The happy band of Muppets on "Sesame Street" has faced the sort of hot spotlight you might expect for the rowdies of "Jersey Shore." Too often, it seems, the show has confronted hairpin detours through the mean streets of politics and scandal.
But the show's producers can take solace in one simple fact: Their target audience remains blissfully unaware that, even on "Sesame Street," everything's not always A-OK. And despite the innate curiosity of children, there are many questions not being asked this week by Elmo's most devoted fans.
For instance, children won't be asking this question, even as their elders raise it: "What made someone accuse Elmo puppeteer Kevin Clash of having sex with him when he was underage, then recant his accusation a day later?"
Elmo's youngest devotees instead would more likely wonder, "Who is Kevin Clash?"
By now, every grownup who didn't know his name already is acquainted with Mr. Clash's longtime role in voicing and animating Elmo. And after the tide of media coverage earlier this week, he is recognized as a 52-year-old man who, for the first time, publicly acknowledged he is gay.
Mr. Clash also swiftly denied that his accuser was underage when they had their relationship. Sesame Workshop, which produces "Sesame Street," said its own investigation bore out his claim that the relationship had been between consenting adults.
Mr. Clash had gone on voluntary leave from the show when, Tuesday afternoon, the former lover, now in his 20s, withdrew his charge.
On Wednesday, Sesame Workshop announced that Mr. Clash had asked for and was being granted "some additional time to put this ordeal behind him." No specific return date was mentioned.
But when Mr. Clash does return to the show, his young fans should be none the wiser concerning his absence. During this interim, their charming fantasy that Elmo isn't really a puppet but a living, breathing little red monster presumably can be preserved. That's because in recent months Sesame Workshop, with Mr. Clash's participation, has been working to identify a backup puppeteer for Elmo.
Just as a successor is being sought for Jerry Nelson, who died in August after decades as the man behind Count von Count.
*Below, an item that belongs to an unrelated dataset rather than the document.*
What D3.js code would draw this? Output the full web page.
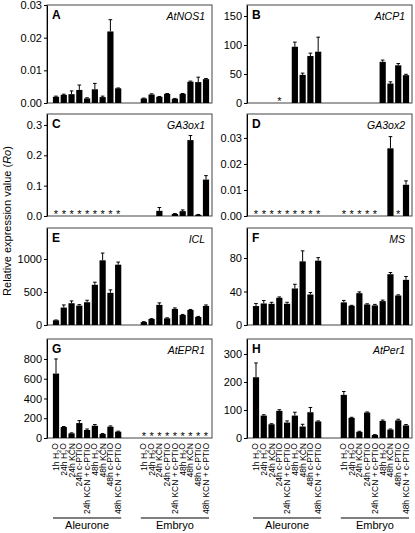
<!DOCTYPE html>
<html><head><meta charset="utf-8">
<script src="https://cdn.jsdelivr.net/npm/d3@7"></script>
<style>body{margin:0;background:#fff} svg{display:block;font-family:"Liberation Sans",Arial,Helvetica,sans-serif}</style>
</head><body><svg id="c" width="415" height="533"></svg>
<script>
// ---- data ----
const categories = ["1h H2O","24h H2O","24h KCN","24h c-PTIO","24h KCN + c-PTIO","48h H2O","48h KCN","48h c-PTIO","48h KCN + c-PTIO"];
const tissues = ["Aleurone","Embryo"];
const panelLetters = ["A","B","C","D","E","F","G","H"];
const geneNames = ["AtNOS1","AtCP1","GA3ox1","GA3ox2","ICL","MS","AtEPR1","AtPer1"];
const yTickValues = [
  [0,0.01,0.02,0.03],[0,50,100,150],[0,0.1,0.2,0.3],[0,0.01,0.02,0.03],
  [0,500,1000],[0,40,80],[0,200,400,600,800],[0,100,200,300]
];
const yTickFormats = [".2f","d",".1f",".2f","d","d","d","d"];
const yMaxima = [0.03,169,0.336,0.0392,1470,115.8,1002,353.6];
// values: 9 aleurone then 9 embryo; null = not detected (*)
const valuesA = [0.0019,0.0025,0.0027,0.004,0.0014,0.0042,0.0018,0.0219,0.0045, 0.0014,0.0026,0.0019,0.0028,0.0013,0.0028,0.0065,0.0064,0.0073];
const errorsA = [0.0002,0.0002,0.001,0.0015,0.0002,0.0018,0.0003,0.0036,0.0001, 0.0001,0.0002,0.0001,0.0001,0.0001,0.0001,0.0002,0.0015,0.0002];
const valuesB = [0,0,0,null,0,97,48.5,81,88.5, 0,0,0,0,0,71,33.5,65,48];
const errorsB = [0,0,0,0,0,8,3,5,25, 0,0,0,0,0,3,3,3,1.5];
const valuesC = [null,null,null,null,null,null,null,null,null, 0,0,0.017,0,0.007,0.016,0.25,0.004,0.12];
const errorsC = [0,0,0,0,0,0,0,0,0, 0,0,0.011,0,0.001,0.004,0.015,0.001,0.013];
const valuesD = [null,null,null,null,null,null,null,null,null, null,null,null,null,null,0,0.026,null,0.012];
const errorsD = [0,0,0,0,0,0,0,0,0, 0,0,0,0,0,0,0.0045,0,0.0015];
const valuesE = [71,264,330,294,345,609,980,487,914, 45,91,305,101,244,152,228,122,289];
const errorsE = [5,40,35,15,30,40,110,45,40, 5,5,30,8,15,8,8,8,15];
const valuesF = [22.6,25.7,25.3,32.5,25.3,43.6,76,36.4,76.8, 27,23,38,24.5,23.4,28.5,60.6,35.2,53.9];
const errorsF = [3,3.5,1.8,1,1.8,5,12.5,2.4,3.6, 2.3,0.5,1.5,0.8,1.2,1.2,2,0.8,4];
const valuesG = [652,111,47,151,81,124,40,114,64, null,null,null,null,null,null,null,null,null];
const errorsG = [148,5,5,25,10,12,5,8,5, 0,0,0,0,0,0,0,0,0];
const valuesH = [217,80,49,97,55,80,41,92,59, 154,72,22,91,11,61,30,63,45];
const errorsH = [51,3,2,4,6,12,8,17,2, 12,2,2,2,1,3,2,4,3];

const panelValues = [valuesA,valuesB,valuesC,valuesD,valuesE,valuesF,valuesG,valuesH];
const panelErrors = [errorsA,errorsB,errorsC,errorsD,errorsE,errorsF,errorsG,errorsH];

// ---- layout ----
const svg = d3.select("#c");
const colX = [47,247], panelW = 165;
const rowsY = [[5,103],[114,216],[228,325],[339,438]];
const gap = 1.3;
const slotOf = k => k < 9 ? k : k + 1 + gap;

panelLetters.forEach((letter,i)=>{
  const col = i%2, row = Math.floor(i/2);
  const x0 = colX[col], top = rowsY[row][0], bottom = rowsY[row][1];
  const g = svg.append("g");
  const y = d3.scaleLinear().domain([0,yMaxima[i]]).range([bottom,top]);
  const xs = d3.scaleLinear().domain([0,17+gap+1]).range([x0+9,x0+159]);
  const vals = panelValues[i], errs = panelErrors[i];
  const data = vals.map((v,k)=>({v,e:errs[k],cx:xs(slotOf(k))}));

  g.append("rect").attr("x",x0).attr("y",top).attr("width",panelW).attr("height",bottom-top)
    .attr("fill","none").attr("stroke","#444").attr("stroke-width",1);

  const bars = data.filter(d=>d.v!==null && d.v>0);
  g.selectAll(".bar").data(bars).join("rect")
    .attr("x",d=>d.cx-3.1).attr("width",6.2)
    .attr("y",d=>y(d.v)).attr("height",d=>bottom-y(d.v)).attr("fill","#000");
  const eb = bars.filter(d=>d.e>0);
  g.selectAll(".ev").data(eb).join("line")
    .attr("x1",d=>d.cx).attr("x2",d=>d.cx).attr("y1",d=>y(d.v)).attr("y2",d=>y(d.v+d.e))
    .attr("stroke","#000").attr("stroke-width",1);
  g.selectAll(".ec").data(eb).join("line")
    .attr("x1",d=>d.cx-1.8).attr("x2",d=>d.cx+1.8).attr("y1",d=>y(d.v+d.e)).attr("y2",d=>y(d.v+d.e))
    .attr("stroke","#000").attr("stroke-width",1);
  g.selectAll(".star").data(data.filter(d=>d.v===null)).join("text")
    .attr("x",d=>d.cx).attr("y",bottom+1.5).attr("text-anchor","middle")
    .attr("font-size","11px").attr("fill","#000").text("*");

  const ax = g.append("g").attr("transform",`translate(${x0},0)`)
    .call(d3.axisLeft(y).tickValues(yTickValues[i]).tickFormat(d3.format(yTickFormats[i])).tickSize(3).tickSizeOuter(0).tickPadding(2));
  ax.select(".domain").attr("stroke","#000");
  ax.selectAll(".tick line").attr("stroke","#000");
  ax.selectAll(".tick text").attr("font-size","11px").attr("fill","#000").attr("font-family",null);

  g.append("text").attr("x",x0+5).attr("y",top+13.5).attr("font-weight","bold")
    .attr("font-size","12px").text(letter);
  g.append("text").attr("x",x0+158).attr("y",top+15).attr("text-anchor","end")
    .attr("font-style","italic").attr("font-size","10.5px").text(geneNames[i]);

  if(row===3){
    data.forEach((d,k)=>{
      const lab = categories[k%9];
      const t = g.append("text").attr("transform",`translate(${d.cx},443) rotate(-90)`)
        .attr("text-anchor","end").attr("dy","0.35em").attr("font-size","8.5px");
      const m = lab.match(/^(.*H)2(O.*)$/);
      if(m){
        t.append("tspan").text(m[1]);
        t.append("tspan").attr("font-size","6px").attr("dy","0.3em").text("2");
        t.append("tspan").attr("dy","-0.3em").text(m[2]);
      } else t.text(lab);
    });
    tissues.forEach((ts,j)=>{
      const a = xs(slotOf(j*9))-3, b = xs(slotOf(j*9+8))+3;
      g.append("line").attr("x1",a).attr("x2",b).attr("y1",518).attr("y2",518)
        .attr("stroke","#000").attr("stroke-width",1.2);
      g.append("text").attr("x",(a+b)/2).attr("y",529).attr("text-anchor","middle")
        .attr("font-size","11px").text(ts);
    });
  }
});

const yt = svg.append("text").attr("transform","translate(11,221) rotate(-90)")
  .attr("text-anchor","middle").attr("font-size","11px");
yt.append("tspan").text("Relative expression value (");
yt.append("tspan").attr("font-style","italic").text("Ro");
yt.append("tspan").text(")");
</script></body></html>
Just as an understudy sometimes climbs into the feathered suit of 78-year-old Caroll Spinney, who has played Big Bird for more than 40 years.
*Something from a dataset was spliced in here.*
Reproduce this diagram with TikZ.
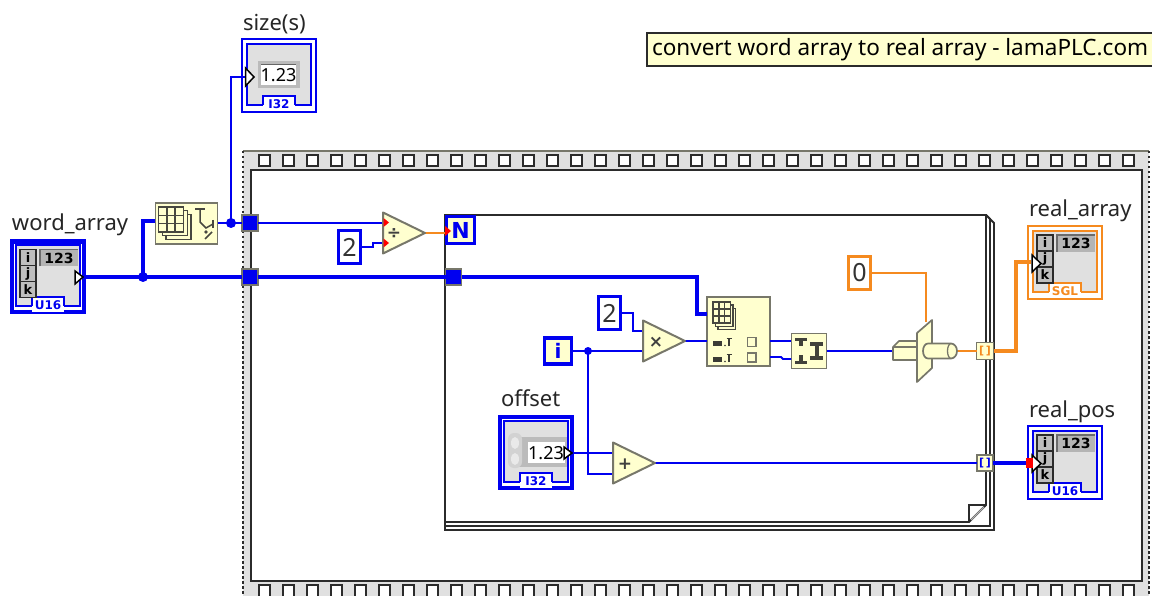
\documentclass[tikz,border=0pt]{standalone}
\usepackage{fontspec}
\setmainfont{Noto Sans}
\setsansfont{Noto Sans}
\newfontfamily\lvb{DejaVu Sans}
\usetikzlibrary{calc}
\definecolor{lvblue}{HTML}{0000F0}
\definecolor{lvorange}{HTML}{F58A1F}
\definecolor{lvyellow}{HTML}{FFFFCF}
\definecolor{lvgrey}{HTML}{E0E0E0}
\definecolor{lvedge}{HTML}{77776A}
\definecolor{lvdark}{HTML}{2B2B2B}
\definecolor{lvmid}{HTML}{B4B4B4}
\tikzset{
  wthin/.style={draw=lvblue,line width=1.8pt},
  wthick/.style={draw=lvblue,line width=3.4pt},
  othin/.style={draw=lvorange,line width=1.8pt},
  othick/.style={draw=lvorange,line width=3.6pt},
  lab/.style={anchor=base west,inner sep=0,outer sep=0,text=black!85,font=\fontsize{22}{24}\selectfont},
  fnbox/.style={rectangle,draw=lvedge,fill=lvyellow,line width=1.8pt,inner sep=0,outer sep=0},
  tunnel/.style={rectangle,draw=lvedge,fill=lvblue,line width=1.4pt,minimum size=16pt,inner sep=0,outer sep=0},
  itunnel/.style={rectangle,draw=lvedge,fill=lvyellow,line width=1.8pt,minimum size=16pt,inner sep=0,outer sep=0,font=\lvb\bfseries\fontsize{11}{11}\selectfont},
  const/.style={rectangle,draw=#1,fill=white,line width=3.6pt,inner sep=0,outer sep=0,text=black!80,font=\fontsize{25}{25}\selectfont},
  dot/.style={circle,fill=lvblue,inner sep=0,outer sep=0,minimum size=#1},
  tri/.style={rectangle,inner sep=0,outer sep=0,minimum width=42pt,minimum height=41pt},
  tripoly/.style={draw=lvedge,fill=lvyellow,line width=2pt,line join=round},
  sym/.style={inner sep=0,outer sep=0,text=black!75,font=\lvb\bfseries\fontsize{17}{17}\selectfont},
  icon/.style={draw=lvedge!60!black,line width=1.5pt},
  iconbar/.style={draw=lvedge!60!black,line width=2.2pt},
  joinbar/.style={draw=lvedge!55!black,line width=3.6pt},
  ijk/.style={draw=lvdark,fill=lvgrey!85!black,line width=1.6pt},
  ijktxt/.style={inner sep=0,outer sep=0,text=black,font=\lvb\bfseries\fontsize{13}{13}\selectfont},
  termarrow/.style={draw=black,fill=white,line width=1.5pt},
  layer/.style={draw=lvdark,line width=1.8pt,fill=white},
  loopbox/.style={rectangle,draw=lvblue,fill=lvyellow,line width=3.6pt,inner sep=0,outer sep=0,text=lvblue,font=\lvb\bfseries\fontsize{22}{22}\selectfont},
}
% terminal shell: name, left, top, colour, tag, outer line width, outer inset
\newcommand{\termframe}[7]{%
  \node[rectangle,inner sep=0,outer sep=0,minimum width=76pt,minimum height=75pt] (#1) at (#2+38,#3+37.5) {};
  \begin{scope}[shift={(#2,#3)}]
    \draw[draw=#4,fill=white,line width=#6] (#7,#7) rectangle (76-#7,75-#7);
    \draw[draw=#4,fill=lvgrey,line width=2pt] (6,6) rectangle (70,67);
    \fill[white] (22,58) rectangle (54,73);
    \draw[draw=#4,line width=2pt] (22,67) -- (22,58) -- (54,58) -- (54,67);
    \node[inner sep=0,outer sep=0,text=#4,font=\lvb\bfseries\fontsize{12}{12}\selectfont] at (38,66) {#5};
  \end{scope}}
% array content of a terminal
\newcommand{\arrayface}[2]{%
  \begin{scope}[shift={(#1,#2)}]
    \draw[ijk] (10,10) rectangle (26,26);
    \draw[ijk] (10,26) rectangle (26,42);
    \draw[ijk] (10,42) rectangle (26,58);
    \node[ijktxt] at (18,18) {i};
    \node[ijktxt] at (18,34) {j};
    \node[ijktxt] at (18,50) {k};
    \fill[lvmid] (30,10) rectangle (68,27);
    \draw[draw=lvdark!70,line width=1.2pt] (30,27) -- (30,10) -- (68,10);
    \node[ijktxt,font=\lvb\bfseries\fontsize{14}{14}\selectfont] at (49,18.5) {123};
  \end{scope}}
% 3d array icon: left, top, x scale, y scale
\newcommand{\gridicon}[4]{%
  \begin{scope}[shift={(#1,#2)},x=#3pt,y=-#4pt]
    \draw[icon,fill=lvyellow] (6,6) rectangle (26,26);
    \draw[icon,fill=lvyellow] (3,3) rectangle (23,23);
    \draw[icon,fill=lvyellow] (0,0) rectangle (20,20);
    \draw[icon] (6.7,0) -- (6.7,20) (13.3,0) -- (13.3,20) (0,6.7) -- (20,6.7) (0,13.3) -- (20,13.3);
  \end{scope}}
\begin{document}
\begin{tikzpicture}[x=1pt,y=-1pt]
\useasboundingbox (0,0) rectangle (1152,596);
\fill[white] (0,0) rectangle (1152,596);

% ---- flat sequence frame
\fill[lvgrey] (243,151) rectangle (1149,596);
\draw[draw=lvedge,line width=1.2pt] (243,151) -- (1149,151);
\draw[draw=lvdark,line width=2.4pt,dash pattern=on 2.5pt off 2.5pt] (243,151) -- (243,596);
\draw[draw=lvdark,line width=2.4pt,dash pattern=on 2.5pt off 2.5pt] (1149,151) -- (1149,596);
\draw[draw=lvdark,fill=white,line width=2.6pt] (251,170) rectangle (1142,581);
\foreach \i in {0,...,36}{
  \draw[draw=lvdark,fill=white,line width=2pt] (259+24*\i,155) rectangle (270+24*\i,166);
  \draw[draw=lvdark,fill=white,line width=2pt] (259+24*\i,585) rectangle (270+24*\i,597);
}

% ---- for loop
\draw[layer] (445,215) -- (986,215) -- (994,223) -- (994,530) -- (445,530) -- cycle;
\draw[layer] (445,215) -- (986,215) -- (990,219) -- (990,526) -- (445,526) -- cycle;
\draw[layer] (445,215) -- (986,215) -- (986,505) -- (969,522) -- (445,522) -- cycle;
\draw[draw=lvdark,line width=1.4pt] (986,505) -- (969,505) -- (969,522);
\draw[draw=lvmid,line width=1.2pt] (984,507) -- (971,520);

% ---- named blocks
\node[tunnel] (t1) at (250,223) {};
\node[tunnel] (t2) at (250,277) {};
\node[tunnel] (t3) at (453.5,277) {};
\node[itunnel,minimum size=17pt,text=lvorange] (t4) at (985,351) {[\,]};
\node[itunnel,minimum size=16pt,text=lvblue] (t5) at (985,463) {[\,]};
\node[loopbox,minimum width=28pt,minimum height=27pt] (nn) at (460.5,230) {N};
\node[loopbox,minimum width=27pt,minimum height=26pt,font=\lvb\bfseries\fontsize{20}{20}\selectfont] (ii) at (558,351) {i};

\node[const=lvblue,minimum width=22pt,minimum height=33pt] (c2a) at (349.5,247) {2};
\node[const=lvblue,minimum width=22pt,minimum height=33pt] (c2b) at (609.5,313) {2};
\node[const=lvorange,minimum width=22pt,minimum height=33pt] (c0) at (859.5,273) {0};

\node[tri] (div) at (404,233) {};
\node[tri] (mul) at (664,341) {};
\node[tri] (add) at (634,463) {};

\node[fnbox,minimum width=62pt,minimum height=41pt] (asize) at (186.5,223.5) {};
\node[fnbox,minimum width=63pt,minimum height=69pt] (asub) at (738.5,331.5) {};
\node[fnbox,minimum width=35pt,minimum height=35pt] (join) at (809,351) {};

\node[rectangle,inner sep=0,outer sep=0,minimum width=64pt,minimum height=42pt] (sel) at (925,351) {};

\node[dot=10pt] (d1) at (143,277) {};
\node[dot=10pt] (d2) at (231,223) {};
\node[dot=8pt] (d3) at (588,351) {};

% ---- ports
\coordinate (asize-in) at (155,221);
\coordinate (asub-in) at (707,314);
\coordinate (asub-idx) at (707,341);
\coordinate (asub-o1) at (770,341);
\coordinate (asub-o2) at (770,357);
\coordinate (join-i1) at (791,341);
\coordinate (join-i2) at (791,359);
\coordinate (sel-in) at (893,351);
\coordinate (sel-top) at (926,322);
\coordinate (sel-out) at (957,351);
\coordinate (size-in) at (245,77);
\coordinate (ra-in) at (1031,262);
\coordinate (rp-in) at (1030,463);
\coordinate (div-a) at (383,223);
\coordinate (div-b) at (383,243);
\coordinate (mul-a) at (643,331);
\coordinate (mul-b) at (643,351);
\coordinate (add-a) at (613,453);
\coordinate (add-b) at (613,474);
\coordinate (off-out) at (574,453);

% ---- terminals
\termframe{wa}{10}{239.5}{lvblue}{U16}{4.4pt}{2.2}
\arrayface{10}{239.5}
\termframe{sz}{241}{38.5}{lvblue}{I32}{2pt}{1}
\termframe{off}{498}{415}{lvblue}{I32}{4.4pt}{2.2}
\termframe{ra}{1027}{225}{lvorange}{SGL}{2pt}{1}
\arrayface{1027}{225}
\termframe{rp}{1027}{425}{lvblue}{U16}{2pt}{1}
\arrayface{1027}{425}

% numeric faces
\fill[lvmid!90] (258,61) rectangle (300,88);
\fill[white] (261,64) rectangle (296,85);
\draw[draw=black!60,line width=.8pt] (261,64) -- (296,64);
\node[inner sep=0,outer sep=0,text=black,font=\fontsize{18}{18}\selectfont] at (278.5,75) {1.23};
\fill[lvmid!90] (512,437) rectangle (567,467);
\fill[lvmid!60,rounded corners=6pt] (508,433) rectangle (522,468);
\fill[lvgrey!70] (515,443) ellipse (4pt and 6pt);
\fill[lvgrey!70] (515,459) ellipse (4pt and 6pt);
\fill[white] (528,442) rectangle (565,463);
\node[inner sep=0,outer sep=0,text=black,font=\fontsize{18}{18}\selectfont] at (546,453) {1.23};

% terminal arrows
\draw[termarrow] (75,271) -- (83,277) -- (75,284) -- cycle;
\draw[termarrow] (245.5,68) -- (254,77) -- (245.5,86) -- cycle;
\draw[termarrow] (564,447) -- (572,453) -- (564,459) -- cycle;
\draw[termarrow] (1032,255) -- (1041,263.5) -- (1032,272) -- cycle;
\draw[termarrow] (1032,455) -- (1041,463.5) -- (1032,472) -- cycle;

% ---- wires
\draw[wthick] (wa.east) -- (t2.west);
\draw[wthick] (t2.east) -- (t3.west);
\draw[wthick] (d1.center) |- (asize-in);
\draw[wthick,line join=miter] (t3.east) -- (697,277) |- (asub-in);
\draw[wthin] (asize.east |- d2) -- (d2.center) -- (t1.west);
\draw[wthin] (d2.center) |- (size-in);
\draw[wthin] (t1.east) -- (div-a);
\draw[wthin] (c2a.east) -- (373,247) -- (373,243) -- (div-b);
\draw[othin] (div.east) -- (nn.west |- div.east);
\draw[wthin] (c2b.east) -- (633,313) |- (mul-a);
\draw[wthin] (ii.east) -- (d3.center) -- (mul-b);
\draw[wthin] (d3.center) |- (add-b);
\draw[wthin] (off-out) -- (add-a);
\draw[wthin] (mul.east) -- (asub-idx);
\draw[wthin] (asub-o1) -- (join-i1);
\draw[wthin] (asub-o2) -- (781,357) -- (783,359) -- (join-i2);
\draw[wthin] (join.east) -- (sel-in);
\draw[othin] (c0.east) -| (sel-top);
\draw[othin] (sel-out) -- (t4.west);
\draw[othick] (t4.east) -- (1016,351) |- (ra-in);
\draw[wthin] (add.east) -- (t5.west);
\draw[wthick] (t5.east) -- (rp-in);

% red coercion marks
\fill[red] (445,226) -- (451,231) -- (445,236) -- cycle;
\fill[red] (1026,458) rectangle (1033,468);

% ---- triangles
\draw[tripoly] (div.north west) -- (div.east) -- (div.south west) -- cycle;
\draw[tripoly] (mul.north west) -- (mul.east) -- (mul.south west) -- cycle;
\draw[tripoly] (add.north west) -- (add.east) -- (add.south west) -- cycle;
\fill[red] (383.5,218) -- (389,222.5) -- (383.5,227) -- cycle;
\fill[red] (383.5,238.5) -- (389,243) -- (383.5,247.5) -- cycle;
\node[sym] at (394,234) {÷};
\node[sym] at (656,342) {×};
\node[sym] at (625,464) {+};

% ---- function icons
\gridicon{158.5}{207}{1.25}{1.25}
\draw[iconbar] (195,209) -- (205,209);
\draw[icon] (200,209) -- (200,222) -- (206,228) -- (213,224);
\draw[iconbar] (213,220) -- (213,228);
\draw[icon] (205,239) -- (212,232);
\fill[lvedge!60!black] (206,232) circle (1.8pt);

\gridicon{713}{302}{.87}{1.06}
\foreach \yy/\bb in {342/343.5,357.5/359.5}{
  \fill[lvedge!50!black] (713,\bb-2.5) rectangle (722,\bb+2.5);
  \fill[lvedge!50!black] (725,\bb+2) circle (.9pt);
  \draw[draw=lvedge!50!black,line width=1.3pt] (729,\bb+2.5) -- (729,\bb-5.5) (726.5,\bb-5) -- (731.5,\bb-5);
  \draw[draw=lvedge,fill=lvyellow,line width=1.6pt] (747.5,\yy-4.5) rectangle (756,\yy+4.5);
}
% join
\draw[joinbar] (801,339) -- (801,346) (795,339.5) -- (807,339.5);
\draw[joinbar] (801,355) -- (801,362) (795,362.5) -- (807,362.5);
\draw[joinbar] (817,343) -- (817,359) (810,344) -- (823,344) (810,358) -- (823,358);

% ---- select / cast shape
\draw[draw=lvedge,fill=lvyellow,line width=1.7pt,line join=round] (917,341) -- (899,341) -- (893,347) -- (893,360) -- (917,360) -- cycle;
\draw[draw=lvedge,line width=1.2pt] (893,347) -- (917,347);
\draw[draw=lvedge,fill=lvyellow,line width=1.7pt,line join=round] (917,333) -- (932,320) -- (932,368) -- (917,382) -- cycle;
\draw[draw=lvedge,fill=lvyellow,line width=1.7pt] (928,343.5) -- (951,343.5) arc[start angle=90,end angle=-90,x radius=6pt,y radius=7.5pt] -- (928,358.5) arc[start angle=270,end angle=90,x radius=5pt,y radius=7.5pt] -- cycle;
\draw[draw=lvedge,line width=1.3pt] (951,343.5) arc[start angle=90,end angle=270,x radius=3.5pt,y radius=7.5pt];

% ---- labels
\node[lab] (lwa) at (12,231) {word\_array};
\node[lab] (lsz) at (243,31) {size(s)};
\node[lab] (loff) at (501,406) {offset};
\node[lab] (lra) at (1029,217) {real\_array};
\node[lab] (lrp) at (1029,417) {real\_pos};
\node[rectangle,draw=lvdark,fill=lvyellow,line width=1.4pt,inner xsep=5pt,inner ysep=0pt,outer sep=0,minimum height=33pt,anchor=north west,text=black,font=\fontsize{22.5}{26}\selectfont] (cmt) at (647,33) {\makebox[500pt][l]{convert word array to real array - lamaPLC.com}};
\end{tikzpicture}
\end{document}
And just as all the creations of Jim Henson survived his sudden and untimely death nearly a quarter-century ago.
Despite the personal artistry involved, a Muppet character is meant to transcend the human factor. Or, as the Sesame Workshop statement noted Monday, "Elmo is bigger than any one person."
Now here's one more question children won't bother to ask: "Can Kevin Clash continue to star as a Muppet 3-year-old now that the world knows he is gay?"
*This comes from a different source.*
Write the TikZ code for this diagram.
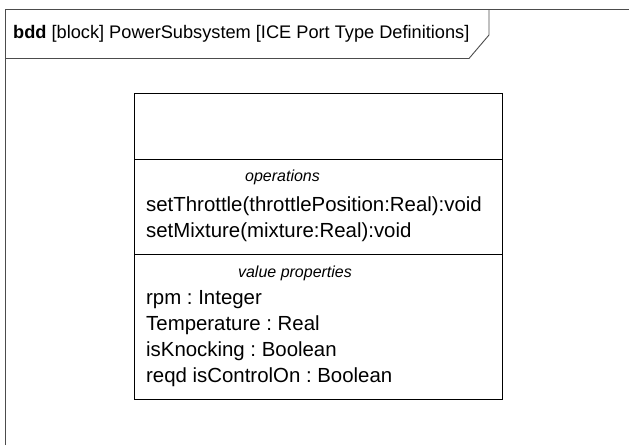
\documentclass[tikz,border=0pt]{standalone}
\usepackage{fontspec}
\setmainfont{Liberation Sans}
\frenchspacing
\begin{document}
\begin{tikzpicture}[x=1pt,y=-1pt,
    frameline/.style={draw=black!70, line width=0.9pt},
    blockline/.style={draw=black, line width=0.9pt},
    entry/.style={anchor=base west, inner sep=0pt, font=\fontsize{20.4}{24}\selectfont},
    comptitle/.style={anchor=base, inner sep=0pt, font=\fontsize{16}{19}\selectfont\itshape}]
        % --- Parameters ---
        \pgfmathsetmacro{\bl}{134}
        \pgfmathsetmacro{\br}{502}
        \pgfmathsetmacro{\bt}{93}
        \pgfmathsetmacro{\bb}{399}
        \useasboundingbox (0,0) rectangle (629,445);
        % --- Diagram frame ---
        \draw[frameline] (5,445) -- (5,9.5) -- (629,9.5);
        \draw[frameline] (5,58.5) -- (469,58.5) -- (489,35) -- (489,9.5);
        \node[entry, font=\fontsize{18.2}{22}\selectfont] (title) at (13,38) {\textbf{bdd} [block] PowerSubsystem [ICE Port Type Definitions]};
        % --- Block with compartments ---
        \draw[blockline] (\bl,\bt) rectangle (\br,\bb);
        \draw[blockline] (\bl,159) -- (\br,159);
        \draw[blockline] (\bl,254) -- (\br,254);
        % --- Operations ---
        \node[comptitle] (opsLabel) at (282.5,181) {operations};
        \node[entry] (opThrottle) at (146,211) {setThrottle(throttlePosition:Real):void};
        \node[entry] (opMixture) at (146,237) {setMixture(mixture:Real):void};
        % --- Value properties ---
        \node[comptitle] (valLabel) at (295,277) {value properties};
        \node[entry] (valRpm) at (146,304) {rpm : Integer};
        \node[entry] (valTemp) at (146,330) {Temperature : Real};
        \node[entry] (valKnock) at (146,356) {isKnocking : Boolean};
        \node[entry] (valCtrl) at (146,382) {reqd isControlOn : Boolean};
\end{tikzpicture}
\end{document}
The only reasonable answer to this nonquestion would be, Why not? "Sesame Street" is a tolerant place, just as are, increasingly, the real-life streets this show prepares its young audience for.
Meanwhile, to judge from Twitter, Elmo was still on many people's minds Wednesday. Posted comments included lots of wisecracks, including jokes tying Elmo to the current real-life scandal of Gen. David H. Petraeus. Others expressed relief that Mr. Clash had been cleared.
Children, of course, didn't care or even notice. They love Elmo now the same as ever, this character they know as a fellow child and kindred spirit.